Baby Maggie |
I've thoroughly enjoyed Summer Fest 2010, particularly the inventive and entertaining recipes over at Simmer Till Done. Cherry Tomato and Maytag Blue Beignets? Yes, please.
I had every intention of contributing a post on Wednesday for Tomato Week -- perhaps cioppino or a tomato tart -- but every time I sat down to write about tomatoes, all I could think about was my most vivid childhood memory, of sneaking out of the house early one morning and eating cherry tomatoes from our garden.
It must have been the August a couple of months before my second birthday, because I was old enough to walk but my brother hadn't yet been born. (Meeting him the following April after his middle-of-the-night home birth is the second most vivid memory from my childhood.) Wearing only a cloth diaper, I climbed out of my crib, creeped out of the house and toddled down the flagstone path to our backyard garden.
I don't actually remember the climbing out of the crib part, but I vividly recall standing among the rows of beans and snap peas and tomato plants, plucking cherry tomatoes straight from the vine and smashing them into my mouth. And then I was back in the house, peering over the the edge of my parents' bed on my dad's side, asking with raised arms to be picked up.
I remember my dad taking in the sight of my rubber ball of a tummy streaked with the tomato seeds and juice that pooled in my belly button, and laughing and calling me Rubber Belly Tomato Seed. And my little toddler self squealing with delight at my silly new nickname.
That last month my dad was in the hospital, I would hold his hand during the increasingly frequent procedures to drain fluid from his abdomen.
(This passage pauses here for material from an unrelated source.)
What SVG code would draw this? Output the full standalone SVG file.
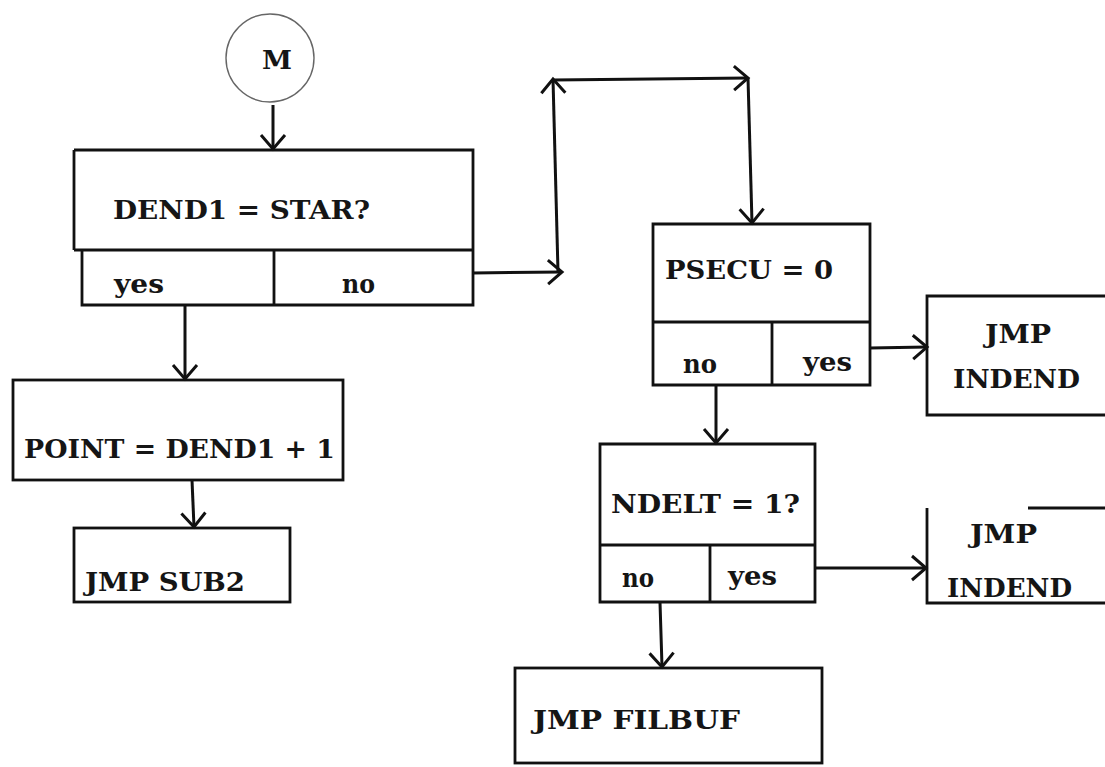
<svg xmlns="http://www.w3.org/2000/svg" width="1105" height="767" viewBox="0 0 1105 767">
<defs>
<style>
.b{fill:none;stroke:#111;stroke-width:2.8;stroke-linejoin:miter}
.c{fill:none;stroke:#111;stroke-width:3}
.t{font-family:"DejaVu Serif","Liberation Serif",serif;font-weight:bold;font-size:26px;fill:#151515}
</style>
<marker id="ah" markerUnits="userSpaceOnUse" markerWidth="32" markerHeight="32" refX="16" refY="14" orient="auto">
<path d="M2,2 L16,14 L2,26" fill="none" stroke="#111" stroke-width="3"/>
</marker>
</defs>
<rect width="1105" height="767" fill="#fff"/>
<g id="start">
<circle cx="270" cy="58" r="44" fill="none" stroke="#666" stroke-width="1.4"/>
<text class="t" x="262" y="69" textLength="30" lengthAdjust="spacingAndGlyphs">M</text>
</g>
<g id="dend1">
<path class="b" d="M74,150 H473 V305 H82 V250 M74,250 V150 M74,250 H473 M274,250 V305"/>
<text class="t" x="113" y="219" textLength="257" lengthAdjust="spacingAndGlyphs">DEND1 = STAR?</text>
<text class="t" x="114" y="293" textLength="50" lengthAdjust="spacingAndGlyphs">yes</text>
<text class="t" x="342" y="293" textLength="33" lengthAdjust="spacingAndGlyphs">no</text>
</g>
<g id="point">
<rect class="b" x="13" y="380" width="330" height="100"/>
<text class="t" x="24" y="458" textLength="311" lengthAdjust="spacingAndGlyphs">POINT = DEND1 + 1</text>
</g>
<g id="sub2">
<rect class="b" x="74" y="528" width="216" height="74"/>
<text class="t" x="85" y="591" textLength="160" lengthAdjust="spacingAndGlyphs">JMP SUB2</text>
</g>
<g id="psecu">
<path class="b" d="M653,224 H870 V385 H653 Z M653,322 H870 M772,322 V385"/>
<text class="t" x="665" y="279" textLength="168" lengthAdjust="spacingAndGlyphs">PSECU = 0</text>
<text class="t" x="683" y="373" textLength="34" lengthAdjust="spacingAndGlyphs">no</text>
<text class="t" x="803" y="371" textLength="49" lengthAdjust="spacingAndGlyphs">yes</text>
</g>
<g id="indend1">
<path class="b" d="M1110,296 H927 V415 H1110"/>
<text class="t" x="985" y="343" textLength="66" lengthAdjust="spacingAndGlyphs">JMP</text>
<text class="t" x="953" y="388" textLength="127" lengthAdjust="spacingAndGlyphs">INDEND</text>
</g>
<g id="ndelt">
<path class="b" d="M600,444 H815 V602 H600 Z M600,545 H815 M710,545 V602"/>
<text class="t" x="611" y="513" textLength="189" lengthAdjust="spacingAndGlyphs">NDELT = 1?</text>
<text class="t" x="622" y="587" textLength="32" lengthAdjust="spacingAndGlyphs">no</text>
<text class="t" x="728" y="585" textLength="49" lengthAdjust="spacingAndGlyphs">yes</text>
</g>
<g id="indend2">
<path class="b" d="M927,508 V603 H1110 M1028,508 H1110"/>
<text class="t" x="970" y="543" textLength="67" lengthAdjust="spacingAndGlyphs">JMP</text>
<text class="t" x="947" y="597" textLength="125" lengthAdjust="spacingAndGlyphs">INDEND</text>
</g>
<g id="filbuf">
<rect class="b" x="515" y="668" width="307" height="95"/>
<text class="t" x="533" y="729" textLength="207" lengthAdjust="spacingAndGlyphs">JMP FILBUF</text>
</g>
<g id="connectors">
<path class="c" d="M273,105 V149" marker-end="url(#ah)"/>
<path class="c" d="M185,305 V379" marker-end="url(#ah)"/>
<path class="c" d="M192,480 L194,527" marker-end="url(#ah)"/>
<path class="c" d="M473,273 L562,272" marker-end="url(#ah)"/>
<path class="c" d="M558,272 L553,79" marker-end="url(#ah)"/>
<path class="c" d="M553,80 L748,78" marker-end="url(#ah)"/>
<path class="c" d="M748,78 L752,223" marker-end="url(#ah)"/>
<path class="c" d="M870,348 L927,347" marker-end="url(#ah)"/>
<path class="c" d="M716,385 V443" marker-end="url(#ah)"/>
<path class="c" d="M815,568 H926" marker-end="url(#ah)"/>
<path class="c" d="M660,602 L662,667" marker-end="url(#ah)"/>
</g>
</svg>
It was a lengthy and anxiety-producing process involving a resident with hopefully steady hands and a very long needle in close proximity to vital organs. And it required my dad to lay very, very still.
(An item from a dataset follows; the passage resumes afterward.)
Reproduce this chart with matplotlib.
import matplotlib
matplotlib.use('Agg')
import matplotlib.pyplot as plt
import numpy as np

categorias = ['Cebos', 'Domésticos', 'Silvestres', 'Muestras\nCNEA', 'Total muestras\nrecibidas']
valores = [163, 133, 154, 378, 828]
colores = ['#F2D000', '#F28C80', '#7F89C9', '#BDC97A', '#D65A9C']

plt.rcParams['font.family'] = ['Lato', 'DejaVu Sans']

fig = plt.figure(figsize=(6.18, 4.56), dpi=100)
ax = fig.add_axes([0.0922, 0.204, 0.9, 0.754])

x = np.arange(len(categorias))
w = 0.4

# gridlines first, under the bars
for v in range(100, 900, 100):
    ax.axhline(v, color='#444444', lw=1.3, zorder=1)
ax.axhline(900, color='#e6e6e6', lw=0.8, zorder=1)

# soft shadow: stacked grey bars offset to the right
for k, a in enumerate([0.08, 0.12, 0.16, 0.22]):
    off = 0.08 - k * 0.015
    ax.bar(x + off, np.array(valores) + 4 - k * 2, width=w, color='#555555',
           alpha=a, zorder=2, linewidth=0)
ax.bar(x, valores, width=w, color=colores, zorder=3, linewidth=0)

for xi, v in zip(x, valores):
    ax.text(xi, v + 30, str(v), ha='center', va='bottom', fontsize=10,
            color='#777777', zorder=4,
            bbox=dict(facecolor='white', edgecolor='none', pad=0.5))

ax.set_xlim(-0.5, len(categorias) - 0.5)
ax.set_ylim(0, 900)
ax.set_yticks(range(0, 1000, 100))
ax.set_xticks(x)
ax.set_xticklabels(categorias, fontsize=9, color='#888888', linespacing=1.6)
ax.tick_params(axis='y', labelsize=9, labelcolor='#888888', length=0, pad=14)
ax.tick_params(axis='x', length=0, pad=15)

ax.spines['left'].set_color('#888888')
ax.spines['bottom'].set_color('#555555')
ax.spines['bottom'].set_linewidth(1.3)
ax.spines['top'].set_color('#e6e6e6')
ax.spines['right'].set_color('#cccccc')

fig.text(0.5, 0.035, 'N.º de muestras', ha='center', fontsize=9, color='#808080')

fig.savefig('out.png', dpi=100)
To lighten the mood and conjure happy thoughts, I'd playfully point to his swollen belly and whisper, "Who's the Rubber Belly Tomato Seed now?" And we'd talk about that morning so long ago when he picked me up from the side of the bed and held me up above him, tomato juice raining down as he lay there on his back. And he'd tell me that his favorite thing in his whole life was scooping up his children and holding us close.
So I suppose my recipe for Tomato Week goes something like this: get some cherry tomatoes (preferably homegrown and still warm from the morning sun), smash them in your face, let the juice and seeds run down your torso and into your belly button, and hug someone you love. Because tomatoes, like life, are messy and juicy and sometimes best savored in your underwear.